Cover Story: Culver Records Double-Double In First Career Start
MORGANTOWN, W.Va. — When Derek Culver arrived at the Coliseum on Saturday morning, he was greeted with a big surprise.
Picking up one of the game programs that they give out, he took a look at the cover.
“I was looking at myself. They had me on the cover,” he would say after West Virginia had finally found a way to win a game, beating Oklahoma, 79-71. “I’d never had that happen before and I was thinking, ‘What’s going on?’
The freshman would soon find out.
“Coach came up to me and said, ‘You’re going to start.’”
That, too, was a surprise, as Culver had not yet started a game at WVU but coach Bob Huggins had decided to stitch together his 14th different starting lineup of the season.
“It took me by surprise. I didn’t know it was going to happen. I didn’t think I was going to start any game this year. I was ecstatic,” he said.
You know who wasn’t ecstatic?
Lon Kruger, the Oklahoma coach, who had to watch Culver help WVU dominate the boards throught out the afternoon, hustling and being physical at every opportunity to grab 46 rebounds to 30 for the Sooners and completely controlling the offensive glass.
The result was 18 offensive rebounds for WVU — five by Culver, who would finish the day with 14 total rebounds, and seven for Esa Ahmad, who had 13. The result was WVU creating the difference in the game, outscoring Oklahoma, 27-9, on second-chance points.
Immediately, the thought comes to mind as to why Huggins had not started Culver in the past. True, he’s a freshman and true he was suspended for the first semester, but he is certainly the most talented player on the team and you’d think . . .
Well, there’s just one problem. Culver has a tendency in his exuberance to commit personal fouls and Huggins could see him getting two quick fouls in the beginning of the game, having to sit out much of the half, then taking a quick one early in the second half.
He would far rather have his best rebounder, his best inside offensive player for the last five minutes of the game than the first, so he protected him.
But when you’ve lost three straight and seven of eight, as the Mountaineers had, have your two best experienced players — Sagaba Konate and Beetle Bolden — out with injury, what difference does it make?
You have to find something that works and so Huggins threw caution to the wind and put Culver in right from the start.
He got 20 minutes out of him and he committed only four fouls while getting 13 points to go with his 14 rebounds, adding two assists and to steals while also playing outside on the point when Huggins unveiled a 3-2 zone defense that gave Oklahoma problems late in the game.

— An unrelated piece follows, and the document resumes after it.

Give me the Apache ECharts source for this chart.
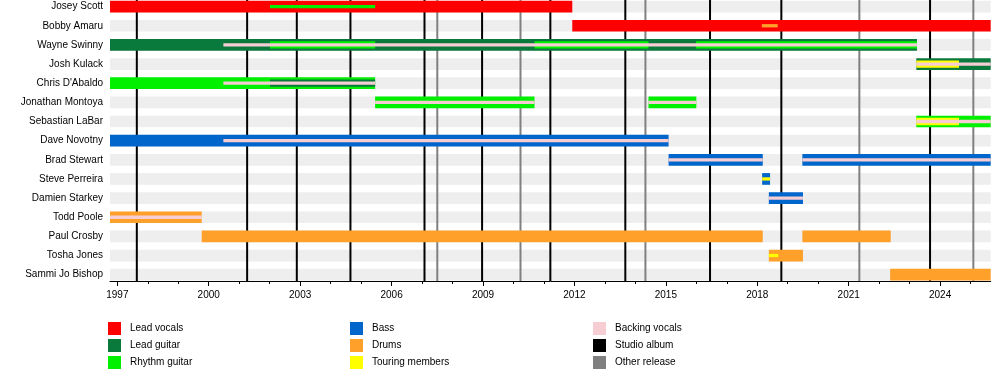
<!DOCTYPE html>
<html>
<head>
<meta charset="utf-8">
<script src="https://cdn.jsdelivr.net/npm/echarts@6/dist/echarts.min.js"></script>
<style>
html,body{margin:0;padding:0;background:#fff}
#chart{width:1000px;height:380px}
</style>
</head>
<body>
<div id="chart"></div>
<script>
// ---------- data ----------
const members = ["Josey Scott","Bobby Amaru","Wayne Swinny","Josh Kulack","Chris D'Abaldo",
  "Jonathan Montoya","Sebastian LaBar","Dave Novotny","Brad Stewart","Steve Perreira",
  "Damien Starkey","Todd Poole","Paul Crosby","Tosha Jones","Sammi Jo Bishop"];

const START = 1996.76;
const END = 2025.66;

const yearTicks = [1997,1998,1999,2000,2001,2002,2003,2004,2005,2006,2007,2008,2009,2010,
  2011,2012,2013,2014,2015,2016,2017,2018,2019,2020,2021,2022,2023,2024,2025];
const yearLabels = [1997,2000,2003,2006,2009,2012,2015,2018,2021,2024];

const roles = ["Lead vocals","Lead guitar","Rhythm guitar","Bass","Drums","Touring members","Backing vocals"];
const releaseKinds = ["Studio album","Other release"];

// main role of each period: [member, role, from, till]
const mainSpans = [
  ["Josey Scott","Lead vocals",START,2011.93],
  ["Bobby Amaru","Lead vocals",2011.93,END],
  ["Wayne Swinny","Lead guitar",START,2023.24],
  ["Josh Kulack","Lead guitar",2023.22,END],
  ["Chris D'Abaldo","Rhythm guitar",START,2005.46],
  ["Jonathan Montoya","Rhythm guitar",2005.46,2010.69],
  ["Jonathan Montoya","Rhythm guitar",2014.43,2016.0],
  ["Sebastian LaBar","Rhythm guitar",2023.22,END],
  ["Dave Novotny","Bass",START,2015.09],
  ["Brad Stewart","Bass",2015.09,2018.18],
  ["Brad Stewart","Bass",2019.48,END],
  ["Steve Perreira","Bass",2018.16,2018.42],
  ["Damien Starkey","Bass",2018.38,2019.5],
  ["Todd Poole","Drums",START,1999.77],
  ["Paul Crosby","Drums",1999.77,2018.18],
  ["Paul Crosby","Drums",2019.48,2022.38],
  ["Tosha Jones","Drums",2018.38,2019.5],
  ["Sammi Jo Bishop","Drums",2022.36,END]
];

// secondary role: [member, role, from, till]
const secondSpans = [
  ["Wayne Swinny","Rhythm guitar",2002.01,2005.46],
  ["Wayne Swinny","Rhythm guitar",2010.69,2014.43],
  ["Wayne Swinny","Rhythm guitar",2015.99,2023.24],
  ["Josh Kulack","Touring members",2023.22,2024.62],
  ["Chris D'Abaldo","Lead guitar",2002.01,2005.46],
  ["Sebastian LaBar","Touring members",2023.22,2024.62]
];

// third role (inner stripe): [member, role, from, till]
const thirdSpans = [
  ["Josey Scott","Rhythm guitar",2002.01,2005.46],
  ["Bobby Amaru","Drums",2018.15,2018.67],
  ["Wayne Swinny","Backing vocals",2000.48,2023.24],
  ["Josh Kulack","Backing vocals",2023.22,END],
  ["Chris D'Abaldo","Backing vocals",2000.48,2005.46],
  ["Jonathan Montoya","Backing vocals",2005.46,2010.69],
  ["Jonathan Montoya","Backing vocals",2014.43,2016.0],
  ["Sebastian LaBar","Backing vocals",2023.22,END],
  ["Dave Novotny","Backing vocals",2000.48,2015.09],
  ["Brad Stewart","Backing vocals",2015.09,2018.18],
  ["Brad Stewart","Backing vocals",2019.48,END],
  ["Steve Perreira","Touring members",2018.16,2018.42],
  ["Damien Starkey","Backing vocals",2018.38,2019.5],
  ["Todd Poole","Backing vocals",START,1999.77],
  ["Tosha Jones","Touring members",2018.38,2018.69]
];

const studioAlbums = [1997.64,2001.26,2002.89,2004.65,2007.08,2008.97,2011.21,2013.67,2016.45,2018.79,2023.67];
const otherReleases = [2007.50,2010.23,2014.33,2021.35,2025.09];

// ---------- styles ----------
const roleColors = {
  "Lead vocals":"#FF0000",
  "Lead guitar":"#0A7A3C",
  "Rhythm guitar":"#00F000",
  "Bass":"#0066CC",
  "Drums":"#FFA02A",
  "Touring members":"#FFFF00",
  "Backing vocals":"#F5CDD3",
  "Studio album":"#000000",
  "Other release":"#808080"
};
const layerHeights = [11.7, 7.3, 3.3];
const Y_MIN = -0.345, Y_MAX = 14.33;
const FONT = "'Liberation Sans', Arial, sans-serif";

// ---------- build ----------
const layers = [mainSpans, secondSpans, thirdSpans];

function spanRenderer(params, api) {
  const row = api.value(2);
  const layer = api.value(3);
  const a = api.coord([api.value(0), row]);
  const b = api.coord([api.value(1), row]);
  const h = layerHeights[layer];
  return {
    type: 'rect',
    shape: { x: a[0], y: a[1] - h / 2, width: b[0] - a[0], height: h },
    style: { fill: api.visual('color') },
    z2: layer * 10
  };
}

const series = [];

// row background bands
series.push({
  type: 'custom', name: 'rows', z: 1, silent: true,
  data: members.map((m, i) => [START, END, i]),
  encode: { x: [0, 1], y: 2 },
  renderItem: (params, api) => {
    const row = api.value(2);
    const a = api.coord([api.value(0), row]);
    const b = api.coord([api.value(1), row]);
    const h = layerHeights[0];
    return { type: 'rect', shape: { x: a[0], y: a[1] - h / 2, width: b[0] - a[0], height: h }, style: { fill: '#EEEEEE' } };
  }
});

// release lines
[[releaseKinds[0], studioAlbums], [releaseKinds[1], otherReleases]].forEach(([name, list]) => {
  series.push({
    type: 'custom', name: name, z: 2, silent: true,
    itemStyle: { color: roleColors[name] },
    data: list.map(v => [v, Y_MIN, Y_MAX]),
    encode: { x: 0, y: [1, 2] },
    renderItem: (params, api) => {
      const t = api.coord([api.value(0), api.value(1)]);
      const b = api.coord([api.value(0), api.value(2)]);
      return { type: 'line', shape: { x1: t[0], y1: t[1], x2: b[0], y2: b[1] }, style: { stroke: api.visual('color'), lineWidth: 2 } };
    }
  });
});

// role series
roles.forEach(role => {
  const data = [];
  layers.forEach((list, li) => {
    list.forEach(s => {
      if (s[1] === role) data.push([s[2], s[3], members.indexOf(s[0]), li]);
    });
  });
  series.push({
    type: 'custom', name: role, z: 3, silent: true, clip: true,
    itemStyle: { color: roleColors[role] },
    data: data,
    encode: { x: [0, 1], y: 2 },
    renderItem: spanRenderer
  });
});

const legendBase = {
  orient: 'vertical', icon: 'rect', itemWidth: 13, itemHeight: 13, itemGap: 4,
  padding: 0, top: 322, selectedMode: false,
  textStyle: { fontSize: 10, color: '#000', fontFamily: FONT, padding: [0, 0, 0, 4] }
};

const option = {
  animation: false,
  backgroundColor: '#fff',
  textStyle: { fontFamily: FONT },
  grid: { left: 110, right: 9.3, top: 0, bottom: 99, containLabel: false },
  legend: [
    Object.assign({}, legendBase, { left: 108, data: [roles[0], roles[1], roles[2]] }),
    Object.assign({}, legendBase, { left: 350, data: [roles[3], roles[4], roles[5]] }),
    Object.assign({}, legendBase, { left: 593, data: [roles[6], releaseKinds[0], releaseKinds[1]] })
  ],
  xAxis: [{
    type: 'value', min: START, max: END, position: 'bottom',
    axisLine: { show: true, onZero: false, lineStyle: { color: '#000', width: 1 } },
    axisTick: { show: true, customValues: yearLabels, length: 5, lineStyle: { color: '#000' } },
    axisLabel: { customValues: yearLabels, formatter: v => String(v), fontSize: 10, color: '#000', margin: 9, fontFamily: FONT },
    splitLine: { show: false }
  }, {
    type: 'value', min: START, max: END, position: 'bottom',
    axisLine: { show: false, onZero: false },
    axisTick: { show: true, customValues: yearTicks, length: 3, lineStyle: { color: '#000' } },
    axisLabel: { show: false },
    splitLine: { show: false }
  }],
  yAxis: {
    type: 'value', inverse: true, min: Y_MIN, max: Y_MAX,
    axisLine: { show: false, onZero: false },
    axisTick: { show: false },
    splitLine: { show: false },
    axisLabel: {
      customValues: members.map((m, i) => i),
      formatter: v => members[Math.round(v)],
      fontSize: 10, color: '#000', margin: 7, fontFamily: FONT
    }
  },
  series: series
};

const chart = echarts.init(document.getElementById('chart'), null, { renderer: 'canvas' });
chart.setOption(option);
</script>
</body>
</html>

But it doesn’t mean he has to stop rebounding.
“I have to communicate with people on my left and right. If the ball moves to the right corner, I drop to the left. It’s just communication. It’s the feel of the game,” Culver said.
What made Huggins go to the 3-2?
“Necessity,” Huggins said. “We tried playing some other zones and we didn’t play them very well. I’m not sure we played the 3-2 very well, either. The ball screen hurt us. With Derek at the top, all the guys kept saying is you ust can’t see anything and that’s why Lon is a great coach.
“They started screening Derek, so they really can see to get the ball to other people.”
But what this game was all about was finding something that worked. Brandon Knapper came on gave them points, Wesley Harris added fire, and the Mountaineers cut down their turnovers to 12 and that, in the end, made the biggest difference.
“Turnovers are out biggest problem. If we can keep it under 12 or 10, we can play with anybody,” Harris said.